▶ **Extracted material**
+-------+
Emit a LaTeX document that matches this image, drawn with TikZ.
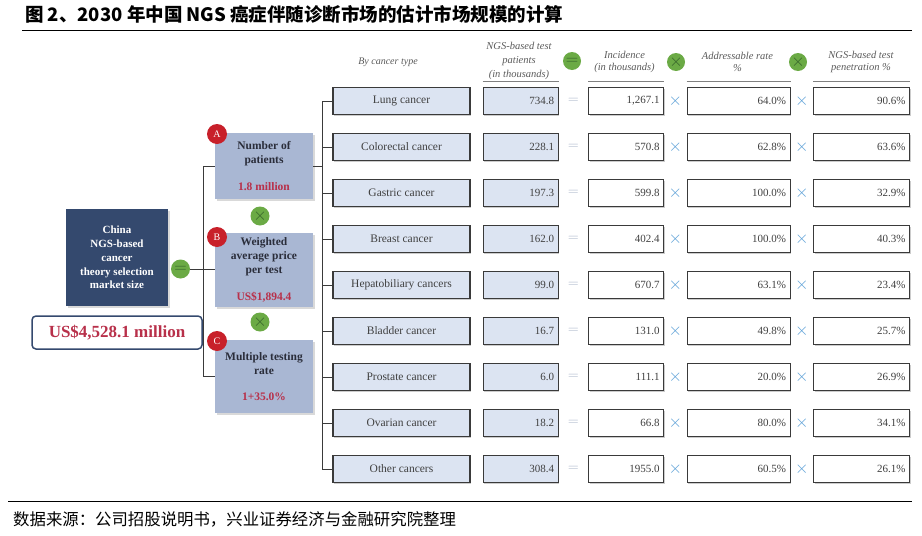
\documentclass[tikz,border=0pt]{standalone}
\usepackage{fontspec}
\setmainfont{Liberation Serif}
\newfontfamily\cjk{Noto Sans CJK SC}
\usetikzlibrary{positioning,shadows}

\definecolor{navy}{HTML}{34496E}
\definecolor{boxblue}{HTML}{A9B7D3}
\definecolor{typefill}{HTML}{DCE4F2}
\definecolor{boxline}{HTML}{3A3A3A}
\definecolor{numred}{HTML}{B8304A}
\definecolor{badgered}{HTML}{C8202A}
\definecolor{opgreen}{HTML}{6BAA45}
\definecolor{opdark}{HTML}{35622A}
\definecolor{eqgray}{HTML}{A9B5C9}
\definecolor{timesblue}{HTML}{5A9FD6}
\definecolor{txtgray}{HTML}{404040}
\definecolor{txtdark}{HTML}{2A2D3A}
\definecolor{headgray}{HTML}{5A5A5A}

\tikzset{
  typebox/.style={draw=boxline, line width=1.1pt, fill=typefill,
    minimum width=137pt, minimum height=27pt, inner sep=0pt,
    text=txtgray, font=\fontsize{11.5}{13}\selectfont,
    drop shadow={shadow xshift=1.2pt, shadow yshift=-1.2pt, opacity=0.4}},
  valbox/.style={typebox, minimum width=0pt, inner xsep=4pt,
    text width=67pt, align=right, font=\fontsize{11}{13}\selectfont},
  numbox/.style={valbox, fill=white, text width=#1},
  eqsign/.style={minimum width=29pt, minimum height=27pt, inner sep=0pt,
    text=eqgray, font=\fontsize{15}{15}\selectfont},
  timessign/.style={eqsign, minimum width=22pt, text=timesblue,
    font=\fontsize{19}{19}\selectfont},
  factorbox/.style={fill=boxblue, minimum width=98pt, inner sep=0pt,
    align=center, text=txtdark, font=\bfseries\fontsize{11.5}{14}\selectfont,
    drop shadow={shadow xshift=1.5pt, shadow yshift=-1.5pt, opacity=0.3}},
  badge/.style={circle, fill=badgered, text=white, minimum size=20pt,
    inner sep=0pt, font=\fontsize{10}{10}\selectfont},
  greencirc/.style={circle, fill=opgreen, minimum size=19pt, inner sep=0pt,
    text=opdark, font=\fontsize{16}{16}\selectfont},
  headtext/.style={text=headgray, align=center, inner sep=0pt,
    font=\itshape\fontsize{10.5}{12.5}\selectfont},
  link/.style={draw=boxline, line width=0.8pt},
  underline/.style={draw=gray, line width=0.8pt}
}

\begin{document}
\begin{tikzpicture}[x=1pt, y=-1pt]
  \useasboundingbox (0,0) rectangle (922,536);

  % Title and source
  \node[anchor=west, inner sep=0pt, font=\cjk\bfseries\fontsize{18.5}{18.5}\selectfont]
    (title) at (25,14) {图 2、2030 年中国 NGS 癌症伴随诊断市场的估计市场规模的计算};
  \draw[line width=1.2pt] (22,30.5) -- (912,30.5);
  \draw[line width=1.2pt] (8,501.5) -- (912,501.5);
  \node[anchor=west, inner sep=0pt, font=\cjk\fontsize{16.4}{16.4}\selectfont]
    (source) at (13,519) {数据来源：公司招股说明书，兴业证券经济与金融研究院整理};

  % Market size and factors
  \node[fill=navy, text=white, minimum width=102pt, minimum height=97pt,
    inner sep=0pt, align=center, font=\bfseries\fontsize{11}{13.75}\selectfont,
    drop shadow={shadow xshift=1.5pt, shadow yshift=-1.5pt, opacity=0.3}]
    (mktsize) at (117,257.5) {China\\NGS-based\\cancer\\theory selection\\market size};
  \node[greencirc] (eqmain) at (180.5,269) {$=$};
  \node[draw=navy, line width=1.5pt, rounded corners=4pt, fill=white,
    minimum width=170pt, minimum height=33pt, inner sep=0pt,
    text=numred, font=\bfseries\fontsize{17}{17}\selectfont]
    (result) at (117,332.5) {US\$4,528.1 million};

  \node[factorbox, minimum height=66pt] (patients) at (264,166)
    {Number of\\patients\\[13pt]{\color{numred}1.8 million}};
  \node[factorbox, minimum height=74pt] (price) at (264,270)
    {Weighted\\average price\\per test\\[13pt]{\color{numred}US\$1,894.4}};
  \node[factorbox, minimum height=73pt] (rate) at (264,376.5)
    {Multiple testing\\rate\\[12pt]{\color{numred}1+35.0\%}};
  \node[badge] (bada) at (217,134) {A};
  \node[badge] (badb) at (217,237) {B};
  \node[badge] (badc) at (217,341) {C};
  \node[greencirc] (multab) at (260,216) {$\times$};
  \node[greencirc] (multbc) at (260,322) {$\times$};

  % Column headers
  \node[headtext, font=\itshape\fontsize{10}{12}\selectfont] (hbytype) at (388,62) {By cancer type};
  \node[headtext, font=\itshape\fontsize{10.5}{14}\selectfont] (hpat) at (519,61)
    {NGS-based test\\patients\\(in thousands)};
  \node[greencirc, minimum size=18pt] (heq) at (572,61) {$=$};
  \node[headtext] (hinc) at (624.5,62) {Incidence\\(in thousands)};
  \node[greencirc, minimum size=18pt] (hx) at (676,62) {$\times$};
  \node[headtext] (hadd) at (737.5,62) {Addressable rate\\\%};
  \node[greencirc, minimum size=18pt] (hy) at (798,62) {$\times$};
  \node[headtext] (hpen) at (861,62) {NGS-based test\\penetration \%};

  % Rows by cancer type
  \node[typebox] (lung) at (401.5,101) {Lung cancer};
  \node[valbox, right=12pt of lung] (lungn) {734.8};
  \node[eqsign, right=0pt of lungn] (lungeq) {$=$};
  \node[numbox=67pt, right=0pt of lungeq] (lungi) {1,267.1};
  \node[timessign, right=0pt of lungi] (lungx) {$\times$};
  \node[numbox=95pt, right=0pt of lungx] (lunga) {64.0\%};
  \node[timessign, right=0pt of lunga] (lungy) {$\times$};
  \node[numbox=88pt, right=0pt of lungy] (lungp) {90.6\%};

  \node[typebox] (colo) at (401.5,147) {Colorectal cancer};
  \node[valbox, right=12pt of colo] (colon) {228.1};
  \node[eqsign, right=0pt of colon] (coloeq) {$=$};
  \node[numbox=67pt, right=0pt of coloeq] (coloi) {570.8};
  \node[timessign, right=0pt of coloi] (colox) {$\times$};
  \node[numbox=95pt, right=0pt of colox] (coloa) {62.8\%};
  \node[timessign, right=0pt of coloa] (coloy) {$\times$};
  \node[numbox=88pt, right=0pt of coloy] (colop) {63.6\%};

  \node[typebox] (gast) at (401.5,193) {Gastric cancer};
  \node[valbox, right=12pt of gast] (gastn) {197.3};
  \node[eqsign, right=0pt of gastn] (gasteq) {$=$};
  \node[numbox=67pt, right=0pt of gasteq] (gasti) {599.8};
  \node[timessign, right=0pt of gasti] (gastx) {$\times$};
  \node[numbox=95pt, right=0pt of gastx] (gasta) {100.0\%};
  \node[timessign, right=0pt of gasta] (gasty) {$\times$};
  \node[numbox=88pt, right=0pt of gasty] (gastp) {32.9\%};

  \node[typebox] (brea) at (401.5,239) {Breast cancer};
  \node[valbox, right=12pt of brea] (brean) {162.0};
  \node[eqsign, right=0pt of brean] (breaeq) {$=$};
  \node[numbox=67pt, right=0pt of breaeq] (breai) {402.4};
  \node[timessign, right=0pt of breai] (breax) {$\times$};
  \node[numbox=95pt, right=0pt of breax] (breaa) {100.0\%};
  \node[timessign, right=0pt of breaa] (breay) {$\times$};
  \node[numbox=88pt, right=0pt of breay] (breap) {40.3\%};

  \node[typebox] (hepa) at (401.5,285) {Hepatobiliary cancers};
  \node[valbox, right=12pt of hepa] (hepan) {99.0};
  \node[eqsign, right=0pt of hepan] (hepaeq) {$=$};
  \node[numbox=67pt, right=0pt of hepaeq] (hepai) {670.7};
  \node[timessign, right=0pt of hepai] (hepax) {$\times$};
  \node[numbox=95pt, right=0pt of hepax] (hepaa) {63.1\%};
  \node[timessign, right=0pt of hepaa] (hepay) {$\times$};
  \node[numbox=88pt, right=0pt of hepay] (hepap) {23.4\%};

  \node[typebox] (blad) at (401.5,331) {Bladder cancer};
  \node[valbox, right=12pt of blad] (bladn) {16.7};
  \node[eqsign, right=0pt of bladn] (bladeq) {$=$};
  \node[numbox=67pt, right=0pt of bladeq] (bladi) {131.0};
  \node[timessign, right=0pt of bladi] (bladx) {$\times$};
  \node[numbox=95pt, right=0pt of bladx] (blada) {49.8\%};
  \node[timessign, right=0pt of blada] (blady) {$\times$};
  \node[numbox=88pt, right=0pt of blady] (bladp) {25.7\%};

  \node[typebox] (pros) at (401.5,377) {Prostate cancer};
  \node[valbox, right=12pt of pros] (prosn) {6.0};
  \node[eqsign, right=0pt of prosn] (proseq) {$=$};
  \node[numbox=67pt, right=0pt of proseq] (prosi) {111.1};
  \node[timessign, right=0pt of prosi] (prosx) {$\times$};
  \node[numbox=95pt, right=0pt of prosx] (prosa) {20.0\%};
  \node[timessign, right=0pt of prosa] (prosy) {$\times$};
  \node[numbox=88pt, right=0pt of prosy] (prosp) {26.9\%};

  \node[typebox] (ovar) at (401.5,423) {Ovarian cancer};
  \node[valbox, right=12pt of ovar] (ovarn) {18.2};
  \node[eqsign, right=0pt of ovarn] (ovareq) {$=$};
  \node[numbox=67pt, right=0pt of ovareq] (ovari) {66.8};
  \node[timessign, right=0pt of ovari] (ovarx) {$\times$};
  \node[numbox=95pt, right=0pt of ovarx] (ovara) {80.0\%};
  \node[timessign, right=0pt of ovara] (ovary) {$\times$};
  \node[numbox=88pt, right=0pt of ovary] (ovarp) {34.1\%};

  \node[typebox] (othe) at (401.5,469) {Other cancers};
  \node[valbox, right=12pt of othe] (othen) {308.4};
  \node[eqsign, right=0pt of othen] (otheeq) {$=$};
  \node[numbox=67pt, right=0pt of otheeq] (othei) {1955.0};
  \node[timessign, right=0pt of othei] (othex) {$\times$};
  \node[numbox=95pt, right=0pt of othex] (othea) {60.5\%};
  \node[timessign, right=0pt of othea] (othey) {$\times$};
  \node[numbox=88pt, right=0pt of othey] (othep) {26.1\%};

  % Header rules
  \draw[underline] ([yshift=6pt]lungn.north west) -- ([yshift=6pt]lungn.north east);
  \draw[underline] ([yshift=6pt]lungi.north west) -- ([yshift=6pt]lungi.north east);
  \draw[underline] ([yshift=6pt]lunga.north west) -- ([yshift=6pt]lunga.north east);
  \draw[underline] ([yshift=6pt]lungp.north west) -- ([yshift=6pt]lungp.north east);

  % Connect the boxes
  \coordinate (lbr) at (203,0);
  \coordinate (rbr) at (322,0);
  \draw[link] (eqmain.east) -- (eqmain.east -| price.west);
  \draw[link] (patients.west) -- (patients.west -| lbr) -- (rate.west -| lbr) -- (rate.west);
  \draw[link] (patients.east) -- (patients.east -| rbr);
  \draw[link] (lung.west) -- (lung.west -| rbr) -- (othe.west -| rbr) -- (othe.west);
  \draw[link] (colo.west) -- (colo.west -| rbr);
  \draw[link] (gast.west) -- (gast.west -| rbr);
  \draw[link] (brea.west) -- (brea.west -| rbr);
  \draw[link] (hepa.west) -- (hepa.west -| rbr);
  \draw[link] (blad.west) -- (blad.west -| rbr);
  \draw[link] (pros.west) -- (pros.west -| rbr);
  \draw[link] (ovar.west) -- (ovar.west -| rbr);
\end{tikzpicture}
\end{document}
+-------+
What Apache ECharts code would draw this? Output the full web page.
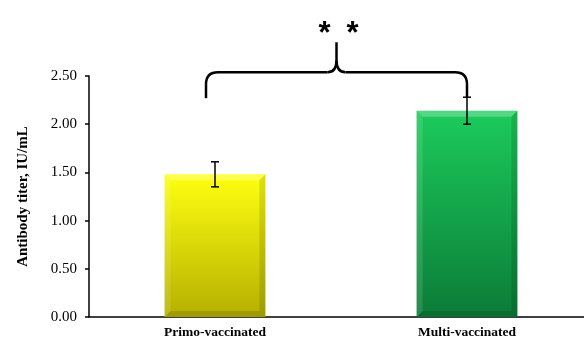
+-------+
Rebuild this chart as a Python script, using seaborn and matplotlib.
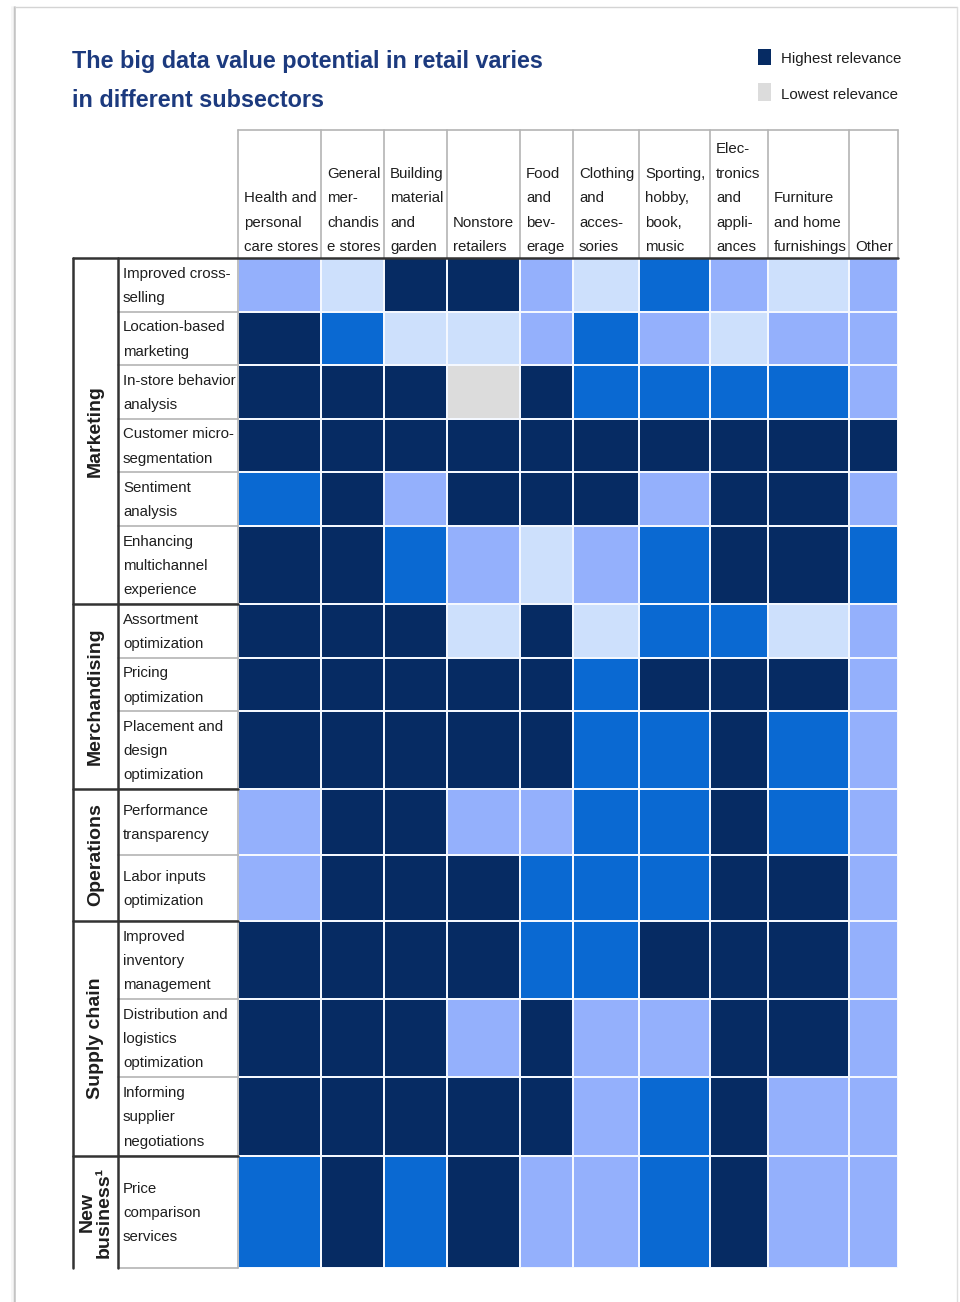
+-------+
▶ **Aim**
Return every line containing "this".

▶ **Written solution**
Emit a LaTeX document that matches this image, drawn with TikZ.
What Apache ECharts code would draw this? Output the full web page.
Rebuild this chart as a Python script, using seaborn and matplotlib.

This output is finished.